* Exercise input:
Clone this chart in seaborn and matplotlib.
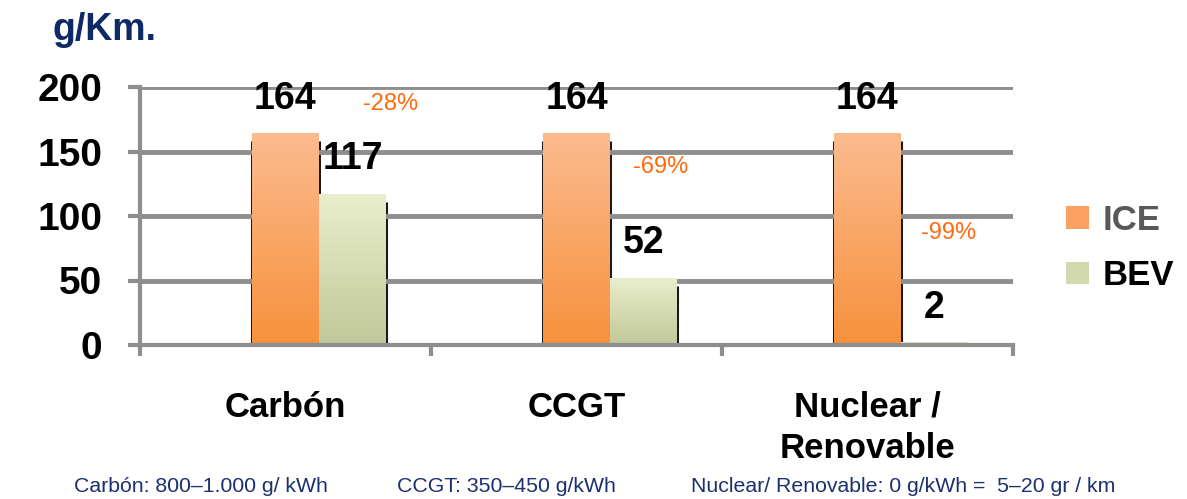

---

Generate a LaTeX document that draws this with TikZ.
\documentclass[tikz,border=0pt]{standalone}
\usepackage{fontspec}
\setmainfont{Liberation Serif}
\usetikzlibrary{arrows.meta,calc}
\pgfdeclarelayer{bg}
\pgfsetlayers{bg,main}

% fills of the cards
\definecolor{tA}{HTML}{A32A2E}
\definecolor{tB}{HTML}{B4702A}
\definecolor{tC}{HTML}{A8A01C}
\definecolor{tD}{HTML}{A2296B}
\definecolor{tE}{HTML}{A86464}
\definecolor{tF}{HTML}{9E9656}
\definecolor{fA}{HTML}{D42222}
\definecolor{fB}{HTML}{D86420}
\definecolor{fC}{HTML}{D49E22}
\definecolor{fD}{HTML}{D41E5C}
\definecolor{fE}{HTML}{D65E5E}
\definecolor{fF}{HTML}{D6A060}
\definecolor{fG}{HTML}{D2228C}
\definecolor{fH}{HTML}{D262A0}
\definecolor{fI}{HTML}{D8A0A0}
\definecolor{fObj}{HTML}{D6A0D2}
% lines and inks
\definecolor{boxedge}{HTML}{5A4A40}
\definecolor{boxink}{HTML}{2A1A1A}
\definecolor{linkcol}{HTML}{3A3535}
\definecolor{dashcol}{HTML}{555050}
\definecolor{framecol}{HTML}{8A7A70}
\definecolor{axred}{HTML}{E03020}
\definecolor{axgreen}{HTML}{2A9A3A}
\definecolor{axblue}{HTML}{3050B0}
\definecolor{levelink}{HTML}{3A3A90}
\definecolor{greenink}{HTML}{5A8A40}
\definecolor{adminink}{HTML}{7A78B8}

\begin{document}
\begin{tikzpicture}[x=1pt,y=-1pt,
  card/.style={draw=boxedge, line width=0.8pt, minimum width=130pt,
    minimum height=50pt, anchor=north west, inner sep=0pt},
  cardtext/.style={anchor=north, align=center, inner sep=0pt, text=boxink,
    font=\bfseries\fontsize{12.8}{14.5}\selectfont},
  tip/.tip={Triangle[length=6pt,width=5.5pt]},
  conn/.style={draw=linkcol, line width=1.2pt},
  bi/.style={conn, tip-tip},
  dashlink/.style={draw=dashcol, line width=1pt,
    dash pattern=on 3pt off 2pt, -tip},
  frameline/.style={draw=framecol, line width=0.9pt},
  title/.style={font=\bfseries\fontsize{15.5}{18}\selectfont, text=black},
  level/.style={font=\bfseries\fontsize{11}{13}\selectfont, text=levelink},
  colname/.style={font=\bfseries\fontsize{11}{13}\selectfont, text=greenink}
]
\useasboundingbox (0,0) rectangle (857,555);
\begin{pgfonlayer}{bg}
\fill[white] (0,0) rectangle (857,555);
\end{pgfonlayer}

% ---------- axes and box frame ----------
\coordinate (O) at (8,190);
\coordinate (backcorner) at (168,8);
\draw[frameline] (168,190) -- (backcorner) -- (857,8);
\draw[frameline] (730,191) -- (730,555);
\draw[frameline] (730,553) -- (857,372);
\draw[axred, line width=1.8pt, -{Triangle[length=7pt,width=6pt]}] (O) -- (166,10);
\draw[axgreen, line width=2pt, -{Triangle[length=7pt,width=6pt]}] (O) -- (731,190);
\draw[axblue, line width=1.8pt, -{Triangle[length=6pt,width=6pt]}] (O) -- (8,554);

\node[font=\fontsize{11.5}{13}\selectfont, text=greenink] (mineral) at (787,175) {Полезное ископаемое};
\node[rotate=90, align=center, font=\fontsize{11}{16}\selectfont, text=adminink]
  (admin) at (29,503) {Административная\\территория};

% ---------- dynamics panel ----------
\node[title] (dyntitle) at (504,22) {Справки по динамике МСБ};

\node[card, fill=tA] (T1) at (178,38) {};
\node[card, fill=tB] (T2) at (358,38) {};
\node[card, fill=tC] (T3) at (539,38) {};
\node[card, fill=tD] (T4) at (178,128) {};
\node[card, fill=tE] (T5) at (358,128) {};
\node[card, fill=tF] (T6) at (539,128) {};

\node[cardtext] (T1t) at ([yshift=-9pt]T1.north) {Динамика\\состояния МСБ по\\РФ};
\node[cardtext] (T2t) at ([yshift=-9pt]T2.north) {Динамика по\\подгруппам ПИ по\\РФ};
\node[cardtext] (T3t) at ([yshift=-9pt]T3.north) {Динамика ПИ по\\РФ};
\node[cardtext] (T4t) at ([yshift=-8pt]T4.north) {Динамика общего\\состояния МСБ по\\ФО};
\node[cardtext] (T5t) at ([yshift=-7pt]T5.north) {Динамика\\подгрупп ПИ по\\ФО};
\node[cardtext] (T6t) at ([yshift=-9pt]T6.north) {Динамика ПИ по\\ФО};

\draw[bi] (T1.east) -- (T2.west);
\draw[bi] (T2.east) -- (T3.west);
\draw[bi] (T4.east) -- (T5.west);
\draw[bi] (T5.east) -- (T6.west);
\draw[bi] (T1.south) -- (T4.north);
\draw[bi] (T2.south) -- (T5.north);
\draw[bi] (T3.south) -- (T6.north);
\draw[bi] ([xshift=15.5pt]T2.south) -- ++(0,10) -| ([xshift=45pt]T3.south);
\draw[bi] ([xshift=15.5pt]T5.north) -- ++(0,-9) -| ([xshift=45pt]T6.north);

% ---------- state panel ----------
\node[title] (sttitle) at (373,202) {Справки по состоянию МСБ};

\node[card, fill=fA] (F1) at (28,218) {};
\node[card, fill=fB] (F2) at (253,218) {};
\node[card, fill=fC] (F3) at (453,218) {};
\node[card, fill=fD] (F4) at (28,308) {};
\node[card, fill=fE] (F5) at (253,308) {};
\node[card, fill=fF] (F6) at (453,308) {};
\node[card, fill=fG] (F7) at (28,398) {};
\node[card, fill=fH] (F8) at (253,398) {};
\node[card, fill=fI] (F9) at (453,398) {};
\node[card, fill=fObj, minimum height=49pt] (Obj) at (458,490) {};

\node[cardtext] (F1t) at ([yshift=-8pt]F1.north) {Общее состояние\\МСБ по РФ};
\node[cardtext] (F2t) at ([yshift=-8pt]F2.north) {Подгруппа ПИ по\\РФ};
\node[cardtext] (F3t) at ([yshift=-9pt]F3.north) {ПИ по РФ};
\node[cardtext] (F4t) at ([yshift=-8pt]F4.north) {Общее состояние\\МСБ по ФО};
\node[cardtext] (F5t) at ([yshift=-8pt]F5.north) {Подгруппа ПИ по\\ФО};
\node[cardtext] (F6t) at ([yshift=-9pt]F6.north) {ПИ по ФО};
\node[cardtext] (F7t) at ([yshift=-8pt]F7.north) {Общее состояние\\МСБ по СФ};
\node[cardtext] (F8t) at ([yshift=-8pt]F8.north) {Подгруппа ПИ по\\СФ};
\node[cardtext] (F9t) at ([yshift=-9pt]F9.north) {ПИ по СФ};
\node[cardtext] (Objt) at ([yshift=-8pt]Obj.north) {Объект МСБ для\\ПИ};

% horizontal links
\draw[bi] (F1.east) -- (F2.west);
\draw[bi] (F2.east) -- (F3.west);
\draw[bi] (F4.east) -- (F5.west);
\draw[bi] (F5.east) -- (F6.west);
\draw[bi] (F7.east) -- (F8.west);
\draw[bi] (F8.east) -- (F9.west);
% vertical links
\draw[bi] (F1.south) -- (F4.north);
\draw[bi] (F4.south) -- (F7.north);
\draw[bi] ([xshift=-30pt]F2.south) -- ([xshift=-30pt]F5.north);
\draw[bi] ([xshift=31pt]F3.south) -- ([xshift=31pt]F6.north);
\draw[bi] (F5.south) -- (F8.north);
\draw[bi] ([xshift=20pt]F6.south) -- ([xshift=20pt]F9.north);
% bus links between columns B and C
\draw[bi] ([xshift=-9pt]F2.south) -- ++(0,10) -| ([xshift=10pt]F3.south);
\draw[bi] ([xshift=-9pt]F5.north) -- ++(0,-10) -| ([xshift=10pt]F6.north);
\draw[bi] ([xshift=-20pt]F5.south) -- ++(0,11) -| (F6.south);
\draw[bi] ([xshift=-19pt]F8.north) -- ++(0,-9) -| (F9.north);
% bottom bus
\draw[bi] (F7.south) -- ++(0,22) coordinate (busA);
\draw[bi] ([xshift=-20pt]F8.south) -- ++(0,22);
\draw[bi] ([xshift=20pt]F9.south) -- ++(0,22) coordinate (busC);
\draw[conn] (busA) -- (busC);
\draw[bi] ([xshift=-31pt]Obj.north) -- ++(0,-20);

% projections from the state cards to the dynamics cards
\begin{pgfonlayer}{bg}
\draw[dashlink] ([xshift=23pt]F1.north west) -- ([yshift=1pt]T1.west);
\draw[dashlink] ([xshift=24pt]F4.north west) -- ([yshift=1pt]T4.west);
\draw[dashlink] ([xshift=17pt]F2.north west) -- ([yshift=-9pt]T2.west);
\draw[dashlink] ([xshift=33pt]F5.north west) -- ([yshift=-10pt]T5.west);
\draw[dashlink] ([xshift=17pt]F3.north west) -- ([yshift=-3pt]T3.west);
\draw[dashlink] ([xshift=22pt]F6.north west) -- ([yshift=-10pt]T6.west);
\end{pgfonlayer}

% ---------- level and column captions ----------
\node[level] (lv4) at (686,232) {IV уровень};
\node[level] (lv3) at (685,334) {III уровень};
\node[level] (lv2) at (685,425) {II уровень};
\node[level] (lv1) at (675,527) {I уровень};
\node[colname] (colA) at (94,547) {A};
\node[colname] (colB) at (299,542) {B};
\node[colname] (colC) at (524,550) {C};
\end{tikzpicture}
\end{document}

...

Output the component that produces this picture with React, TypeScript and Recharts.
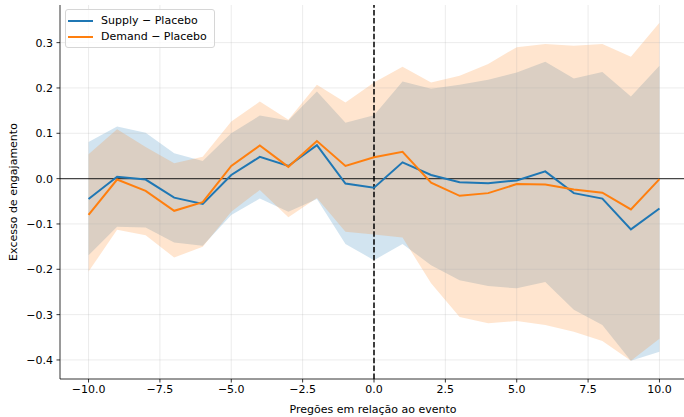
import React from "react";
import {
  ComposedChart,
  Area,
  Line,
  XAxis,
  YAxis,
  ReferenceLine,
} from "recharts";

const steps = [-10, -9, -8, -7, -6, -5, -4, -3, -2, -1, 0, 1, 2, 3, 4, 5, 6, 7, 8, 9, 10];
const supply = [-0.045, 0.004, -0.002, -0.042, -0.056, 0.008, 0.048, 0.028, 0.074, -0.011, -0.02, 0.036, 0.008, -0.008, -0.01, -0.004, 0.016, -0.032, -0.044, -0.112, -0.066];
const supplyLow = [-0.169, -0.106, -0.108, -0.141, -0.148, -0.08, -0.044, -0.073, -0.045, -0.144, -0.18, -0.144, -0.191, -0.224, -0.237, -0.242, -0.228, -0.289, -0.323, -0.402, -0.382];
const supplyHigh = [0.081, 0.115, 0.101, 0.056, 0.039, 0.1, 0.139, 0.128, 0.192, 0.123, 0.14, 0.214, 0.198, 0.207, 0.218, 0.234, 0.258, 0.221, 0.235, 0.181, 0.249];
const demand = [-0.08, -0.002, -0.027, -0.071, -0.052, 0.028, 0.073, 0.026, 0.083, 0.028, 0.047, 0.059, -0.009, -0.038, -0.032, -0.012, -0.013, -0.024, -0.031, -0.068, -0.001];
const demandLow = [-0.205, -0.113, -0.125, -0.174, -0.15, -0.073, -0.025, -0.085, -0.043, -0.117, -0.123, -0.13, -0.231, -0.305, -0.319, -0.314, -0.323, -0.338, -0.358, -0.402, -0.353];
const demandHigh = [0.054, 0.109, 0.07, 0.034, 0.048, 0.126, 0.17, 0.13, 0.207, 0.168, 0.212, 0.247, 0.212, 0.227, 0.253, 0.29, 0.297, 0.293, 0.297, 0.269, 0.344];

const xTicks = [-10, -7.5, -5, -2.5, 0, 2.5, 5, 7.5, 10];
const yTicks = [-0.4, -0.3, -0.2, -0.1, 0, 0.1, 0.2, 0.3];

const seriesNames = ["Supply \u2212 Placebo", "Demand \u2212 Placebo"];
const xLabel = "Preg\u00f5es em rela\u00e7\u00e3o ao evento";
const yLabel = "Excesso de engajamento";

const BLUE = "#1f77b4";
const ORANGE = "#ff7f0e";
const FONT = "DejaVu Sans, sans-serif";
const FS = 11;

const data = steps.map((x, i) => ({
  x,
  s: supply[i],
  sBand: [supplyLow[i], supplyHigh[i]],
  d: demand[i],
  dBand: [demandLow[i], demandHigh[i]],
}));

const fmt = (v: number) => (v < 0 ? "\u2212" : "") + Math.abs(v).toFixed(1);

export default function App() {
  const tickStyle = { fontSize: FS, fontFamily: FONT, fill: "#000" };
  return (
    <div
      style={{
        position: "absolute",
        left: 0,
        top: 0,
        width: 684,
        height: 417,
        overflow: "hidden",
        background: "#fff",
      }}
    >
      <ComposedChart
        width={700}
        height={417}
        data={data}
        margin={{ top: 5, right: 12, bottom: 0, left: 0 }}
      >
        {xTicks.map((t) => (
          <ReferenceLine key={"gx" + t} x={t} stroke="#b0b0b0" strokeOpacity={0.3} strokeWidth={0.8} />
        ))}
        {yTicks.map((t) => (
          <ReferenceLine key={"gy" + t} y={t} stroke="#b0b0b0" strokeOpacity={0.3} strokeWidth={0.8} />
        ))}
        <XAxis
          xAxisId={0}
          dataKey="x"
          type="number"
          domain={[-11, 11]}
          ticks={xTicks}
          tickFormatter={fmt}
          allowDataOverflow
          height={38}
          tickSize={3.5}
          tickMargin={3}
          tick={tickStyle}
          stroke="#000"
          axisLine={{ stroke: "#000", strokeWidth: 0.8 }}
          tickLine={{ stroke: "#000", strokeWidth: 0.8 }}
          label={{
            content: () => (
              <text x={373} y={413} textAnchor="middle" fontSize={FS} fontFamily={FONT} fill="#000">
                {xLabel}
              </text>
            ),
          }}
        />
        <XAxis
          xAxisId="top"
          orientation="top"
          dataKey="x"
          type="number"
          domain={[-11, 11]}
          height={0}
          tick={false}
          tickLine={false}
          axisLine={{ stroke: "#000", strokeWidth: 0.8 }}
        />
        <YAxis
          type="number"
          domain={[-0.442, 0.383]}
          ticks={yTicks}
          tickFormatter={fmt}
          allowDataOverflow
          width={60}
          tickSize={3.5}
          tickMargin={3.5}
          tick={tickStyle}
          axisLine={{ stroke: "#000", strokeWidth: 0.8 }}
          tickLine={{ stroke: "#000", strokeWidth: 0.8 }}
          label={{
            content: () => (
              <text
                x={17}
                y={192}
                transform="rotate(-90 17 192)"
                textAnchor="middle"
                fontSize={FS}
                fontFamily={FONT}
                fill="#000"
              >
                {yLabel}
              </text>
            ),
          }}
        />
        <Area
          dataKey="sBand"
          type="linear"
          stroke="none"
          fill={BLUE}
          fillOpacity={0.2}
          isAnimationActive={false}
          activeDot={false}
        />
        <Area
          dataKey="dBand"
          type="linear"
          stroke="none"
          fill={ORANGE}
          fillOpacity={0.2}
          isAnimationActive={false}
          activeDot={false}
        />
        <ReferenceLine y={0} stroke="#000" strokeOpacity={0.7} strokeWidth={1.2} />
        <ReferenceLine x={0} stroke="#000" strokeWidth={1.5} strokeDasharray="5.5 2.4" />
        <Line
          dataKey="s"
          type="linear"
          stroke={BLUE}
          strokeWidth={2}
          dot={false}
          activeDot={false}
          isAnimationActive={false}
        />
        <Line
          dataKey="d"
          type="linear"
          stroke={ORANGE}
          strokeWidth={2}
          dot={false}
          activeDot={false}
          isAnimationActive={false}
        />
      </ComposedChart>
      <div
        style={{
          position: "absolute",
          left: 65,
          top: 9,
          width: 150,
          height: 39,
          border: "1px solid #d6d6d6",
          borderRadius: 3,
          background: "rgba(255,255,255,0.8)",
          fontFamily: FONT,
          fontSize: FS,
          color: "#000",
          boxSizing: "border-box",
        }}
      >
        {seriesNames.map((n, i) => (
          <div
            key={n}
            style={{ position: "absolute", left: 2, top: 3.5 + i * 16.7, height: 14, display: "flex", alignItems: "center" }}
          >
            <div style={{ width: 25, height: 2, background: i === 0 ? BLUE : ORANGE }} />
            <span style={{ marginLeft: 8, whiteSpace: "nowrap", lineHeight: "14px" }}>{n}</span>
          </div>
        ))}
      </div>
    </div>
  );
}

* What you should do: Give the number of lines that carry the word "React", with nothing added.

* Task result: 2